The official conclusion of hockey season in Quebec is typically marked when the Habs are eliminated.

Not this year.

The Tampa Bay Lightning, envied by some around these parts as the team that Montreal could have had with a canny trade or two, have become Quebec's team.

All the major media organizations have sent reporters and columnists to cover the series with Washington, the games are being broadcast in French, and there is considerable buzz among sports fans in Montreal and beyond about Vincent Lecavalier, Martin St. Louis and the rest of coach Guy Boucher's squad.

Because this is, above all, a Boucher team.

The Dutch humanist Erasmus said that in the country of the blind the one-eyed man is king, so surely it follows that in a universe of head games, the guy with the masters degree in head-shrinking is going to come out on top, no?

And this has been the playoffs of nailin' 'em right in the mind, as one of the Hanson brothers memorably remarked.

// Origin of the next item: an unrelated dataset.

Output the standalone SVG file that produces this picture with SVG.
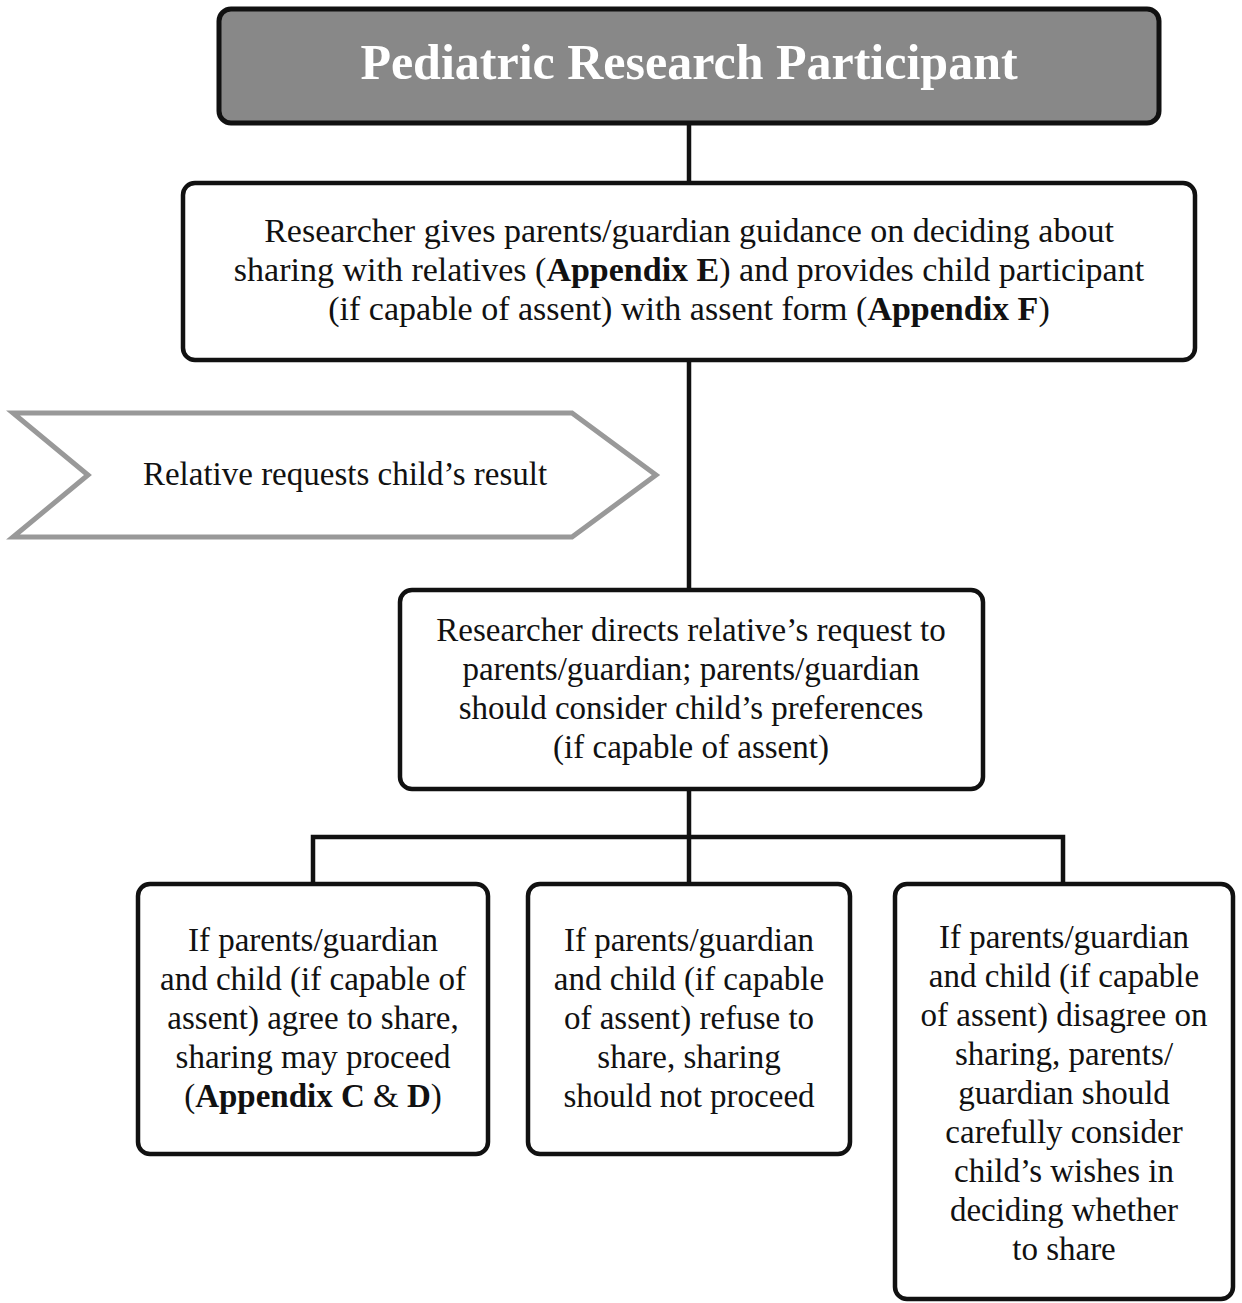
<svg xmlns="http://www.w3.org/2000/svg" width="1242" height="1303" viewBox="0 0 1242 1303">
<style>
.box{fill:#fff;stroke:#111;stroke-width:4.5}
.t{font-family:"Liberation Serif","DejaVu Serif",serif;font-size:33px;fill:#111;text-anchor:middle}
.b{font-weight:bold}
.conn{stroke:#111;stroke-width:4.5;fill:none}
</style>
<rect width="1242" height="1303" fill="#fff"/>
<g id="connectors">
<line class="conn" x1="689" y1="124" x2="689" y2="182"/>
<line class="conn" x1="689" y1="361" x2="689" y2="589"/>
<line class="conn" x1="689" y1="790" x2="689" y2="883"/>
<polyline class="conn" points="313,883 313,837 1063,837 1063,883"/>
</g>
<g id="participant">
<rect x="219" y="9" width="940" height="114" rx="12" fill="#888" stroke="#111" stroke-width="5"/>
<text x="689" y="79" class="t b" style="font-size:50px;fill:#fff">Pediatric Research Participant</text>
</g>
<g id="guidance" style="font-size:34px">
<rect class="box" x="183" y="183" width="1012" height="177" rx="12"/>
<text class="t" style="font-size:34px" x="689" y="242">Researcher gives parents/guardian guidance on deciding about</text>
<text class="t" style="font-size:34px" x="689" y="281">sharing with relatives (<tspan class="b">Appendix E</tspan>) and provides child participant</text>
<text class="t" style="font-size:34px" x="689" y="320">(if capable of assent) with assent form (<tspan class="b">Appendix F</tspan>)</text>
</g>
<g id="request">
<polygon points="13,413 572,413 656,475 572,537 13,537 88,475" fill="#fff" stroke="#999" stroke-width="5"/>
<text class="t" x="345" y="485">Relative requests child’s result</text>
</g>
<g id="directs">
<rect class="box" x="400" y="590" width="583" height="199" rx="12"/>
<text class="t" x="691" y="641">Researcher directs relative’s request to</text>
<text class="t" x="691" y="680">parents/guardian; parents/guardian</text>
<text class="t" x="691" y="719">should consider child’s preferences</text>
<text class="t" x="691" y="758">(if capable of assent)</text>
</g>
<g id="agree">
<rect class="box" x="138" y="884" width="350" height="270" rx="12"/>
<text class="t" x="313" y="951">If parents/guardian</text>
<text class="t" x="313" y="990">and child (if capable of</text>
<text class="t" x="313" y="1029">assent) agree to share,</text>
<text class="t" x="313" y="1068">sharing may proceed</text>
<text class="t" x="313" y="1107">(<tspan class="b">Appendix C</tspan> &amp; <tspan class="b">D</tspan>)</text>
</g>
<g id="refuse">
<rect class="box" x="528" y="884" width="322" height="270" rx="12"/>
<text class="t" x="689" y="951">If parents/guardian</text>
<text class="t" x="689" y="990">and child (if capable</text>
<text class="t" x="689" y="1029">of assent) refuse to</text>
<text class="t" x="689" y="1068">share, sharing</text>
<text class="t" x="689" y="1107">should not proceed</text>
</g>
<g id="disagree">
<rect class="box" x="895" y="884" width="338" height="415" rx="12"/>
<text class="t" x="1064" y="948">If parents/guardian</text>
<text class="t" x="1064" y="987">and child (if capable</text>
<text class="t" x="1064" y="1026">of assent) disagree on</text>
<text class="t" x="1064" y="1065">sharing, parents/</text>
<text class="t" x="1064" y="1104">guardian should</text>
<text class="t" x="1064" y="1143">carefully consider</text>
<text class="t" x="1064" y="1182">child’s wishes in</text>
<text class="t" x="1064" y="1221">deciding whether</text>
<text class="t" x="1064" y="1260">to share</text>
</g>
</svg>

From Mark Recchi saying the pressure was on the Montreal Canadiens when Boston came into town facing an 0-2 deficit, to Mike Gillis ragging on the refs (and Nashville's like-for-like retort on Tuesday), to Pete Laviolette saying the pressure is now on Boston (what, is there a manual that specifies that's the terminology to use when your team is down 0-2?)

Not to forget Boucher's David-versus-Goliath line at the outset of the Washington series.

Boucher was snubbed as a finalist for the Jack Adams trophy for coach of the year - an egregious oversight considering that in his first NHL coaching gig he has brought the Lightning from bottom-feeder to finishing within four points of conference-leading Washington.

But ask his players and they'll tell you his greatest asset is his meticulous and demanding approach and his ability to get the most out of each of them - the sports psychologist is an expert at getting people to want to play their best for him.

So Ovie can carry on all he wants with his this-isn't-overs and his we're-gonna-wins, the fact is none of that mental gamesmanship is going to hold any truck with the rather intense-looking guy behind the other bench.

It's not like the Caps haven't demonstrated a little fragility between the ears when confronted with a relentless foe and a hot goalie. Add in the fact that Lecavalier seems to be back to his fearsome best, that Steven Stamkos is scoring for fun again, and suddenly that rickety defence doesn't look like such a huge problem any more.

Maybe Washington comes out like gangbusters and staves off elimination Wednesday. But the psychological battle, and the series, will surely be Tampa's.